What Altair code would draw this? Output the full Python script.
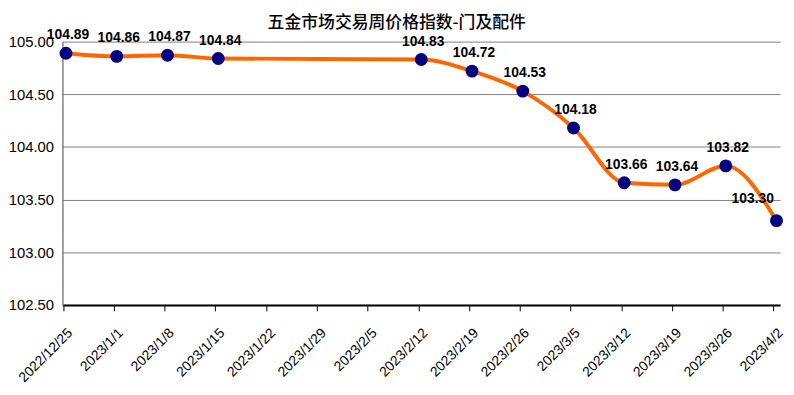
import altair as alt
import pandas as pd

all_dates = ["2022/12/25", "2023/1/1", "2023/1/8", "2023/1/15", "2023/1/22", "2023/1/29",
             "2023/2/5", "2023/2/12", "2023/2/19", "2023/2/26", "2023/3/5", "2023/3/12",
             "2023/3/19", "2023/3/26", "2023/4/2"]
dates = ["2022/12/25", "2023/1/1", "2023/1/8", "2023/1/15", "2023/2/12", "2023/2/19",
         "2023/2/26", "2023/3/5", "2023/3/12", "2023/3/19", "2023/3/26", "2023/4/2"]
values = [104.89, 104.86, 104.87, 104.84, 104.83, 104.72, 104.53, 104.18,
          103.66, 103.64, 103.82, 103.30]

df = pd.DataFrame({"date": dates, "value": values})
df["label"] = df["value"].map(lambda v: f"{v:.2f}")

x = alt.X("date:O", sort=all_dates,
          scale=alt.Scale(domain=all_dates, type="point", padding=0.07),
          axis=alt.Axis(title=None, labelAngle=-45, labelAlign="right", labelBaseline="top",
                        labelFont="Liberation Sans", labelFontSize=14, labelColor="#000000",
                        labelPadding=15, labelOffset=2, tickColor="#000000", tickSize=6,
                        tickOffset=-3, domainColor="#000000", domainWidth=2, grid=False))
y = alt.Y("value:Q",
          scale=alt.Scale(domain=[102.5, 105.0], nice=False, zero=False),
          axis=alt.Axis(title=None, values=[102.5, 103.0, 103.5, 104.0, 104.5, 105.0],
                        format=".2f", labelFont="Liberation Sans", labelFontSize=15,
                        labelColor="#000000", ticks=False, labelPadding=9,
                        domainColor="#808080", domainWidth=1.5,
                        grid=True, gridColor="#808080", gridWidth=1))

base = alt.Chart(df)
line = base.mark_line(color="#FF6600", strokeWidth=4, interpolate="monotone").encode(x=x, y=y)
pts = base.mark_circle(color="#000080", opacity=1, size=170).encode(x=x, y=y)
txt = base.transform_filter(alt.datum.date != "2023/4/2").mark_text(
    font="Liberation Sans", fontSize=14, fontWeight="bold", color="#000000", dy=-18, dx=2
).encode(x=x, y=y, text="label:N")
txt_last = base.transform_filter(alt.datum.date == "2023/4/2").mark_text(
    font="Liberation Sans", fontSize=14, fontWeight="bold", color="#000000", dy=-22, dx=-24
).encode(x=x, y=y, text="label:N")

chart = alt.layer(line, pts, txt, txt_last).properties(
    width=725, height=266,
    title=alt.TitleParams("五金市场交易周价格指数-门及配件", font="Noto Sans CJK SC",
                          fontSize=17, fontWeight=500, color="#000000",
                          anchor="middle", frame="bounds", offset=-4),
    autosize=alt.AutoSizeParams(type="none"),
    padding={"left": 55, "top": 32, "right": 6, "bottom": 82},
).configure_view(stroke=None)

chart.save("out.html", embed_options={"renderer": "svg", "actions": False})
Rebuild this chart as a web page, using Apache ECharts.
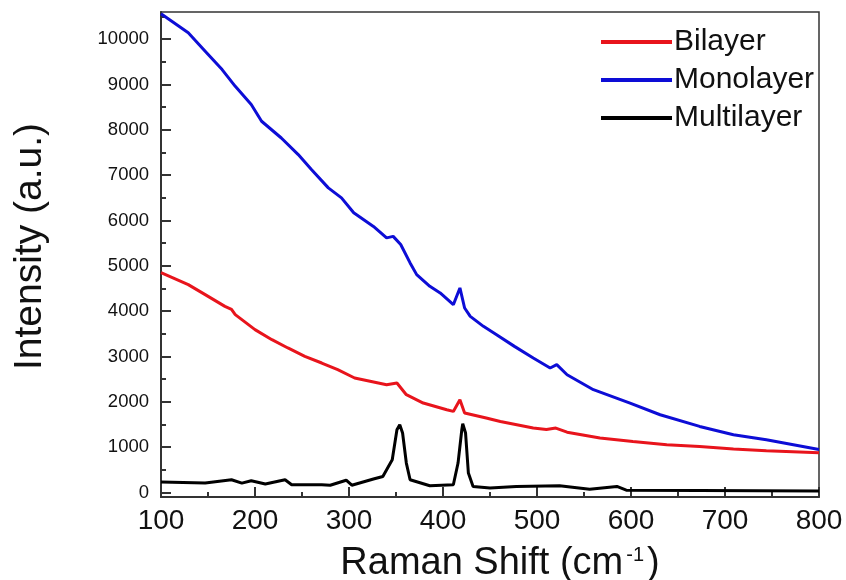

▶ **Direction**
Every record must be copied exactly, with the pictures left out.

▶ **Answer to this exercise**
What Altair code would draw this? Output the full Python script.
import altair as alt
import pandas as pd

all_dates = ["2022/12/25", "2023/1/1", "2023/1/8", "2023/1/15", "2023/1/22", "2023/1/29",
             "2023/2/5", "2023/2/12", "2023/2/19", "2023/2/26", "2023/3/5", "2023/3/12",
             "2023/3/19", "2023/3/26", "2023/4/2"]
dates = ["2022/12/25", "2023/1/1", "2023/1/8", "2023/1/15", "2023/2/12", "2023/2/19",
         "2023/2/26", "2023/3/5", "2023/3/12", "2023/3/19", "2023/3/26", "2023/4/2"]
values = [104.89, 104.86, 104.87, 104.84, 104.83, 104.72, 104.53, 104.18,
          103.66, 103.64, 103.82, 103.30]

df = pd.DataFrame({"date": dates, "value": values})
df["label"] = df["value"].map(lambda v: f"{v:.2f}")

x = alt.X("date:O", sort=all_dates,
          scale=alt.Scale(domain=all_dates, type="point", padding=0.07),
          axis=alt.Axis(title=None, labelAngle=-45, labelAlign="right", labelBaseline="top",
                        labelFont="Liberation Sans", labelFontSize=14, labelColor="#000000",
                        labelPadding=15, labelOffset=2, tickColor="#000000", tickSize=6,
                        tickOffset=-3, domainColor="#000000", domainWidth=2, grid=False))
y = alt.Y("value:Q",
          scale=alt.Scale(domain=[102.5, 105.0], nice=False, zero=False),
          axis=alt.Axis(title=None, values=[102.5, 103.0, 103.5, 104.0, 104.5, 105.0],
                        format=".2f", labelFont="Liberation Sans", labelFontSize=15,
                        labelColor="#000000", ticks=False, labelPadding=9,
                        domainColor="#808080", domainWidth=1.5,
                        grid=True, gridColor="#808080", gridWidth=1))

base = alt.Chart(df)
line = base.mark_line(color="#FF6600", strokeWidth=4, interpolate="monotone").encode(x=x, y=y)
pts = base.mark_circle(color="#000080", opacity=1, size=170).encode(x=x, y=y)
txt = base.transform_filter(alt.datum.date != "2023/4/2").mark_text(
    font="Liberation Sans", fontSize=14, fontWeight="bold", color="#000000", dy=-18, dx=2
).encode(x=x, y=y, text="label:N")
txt_last = base.transform_filter(alt.datum.date == "2023/4/2").mark_text(
    font="Liberation Sans", fontSize=14, fontWeight="bold", color="#000000", dy=-22, dx=-24
).encode(x=x, y=y, text="label:N")

chart = alt.layer(line, pts, txt, txt_last).properties(
    width=725, height=266,
    title=alt.TitleParams("五金市场交易周价格指数-门及配件", font="Noto Sans CJK SC",
                          fontSize=17, fontWeight=500, color="#000000",
                          anchor="middle", frame="bounds", offset=-4),
    autosize=alt.AutoSizeParams(type="none"),
    padding={"left": 55, "top": 32, "right": 6, "bottom": 82},
).configure_view(stroke=None)

chart.save("out.html", embed_options={"renderer": "svg", "actions": False})
Rebuild this chart as a web page, using Apache ECharts.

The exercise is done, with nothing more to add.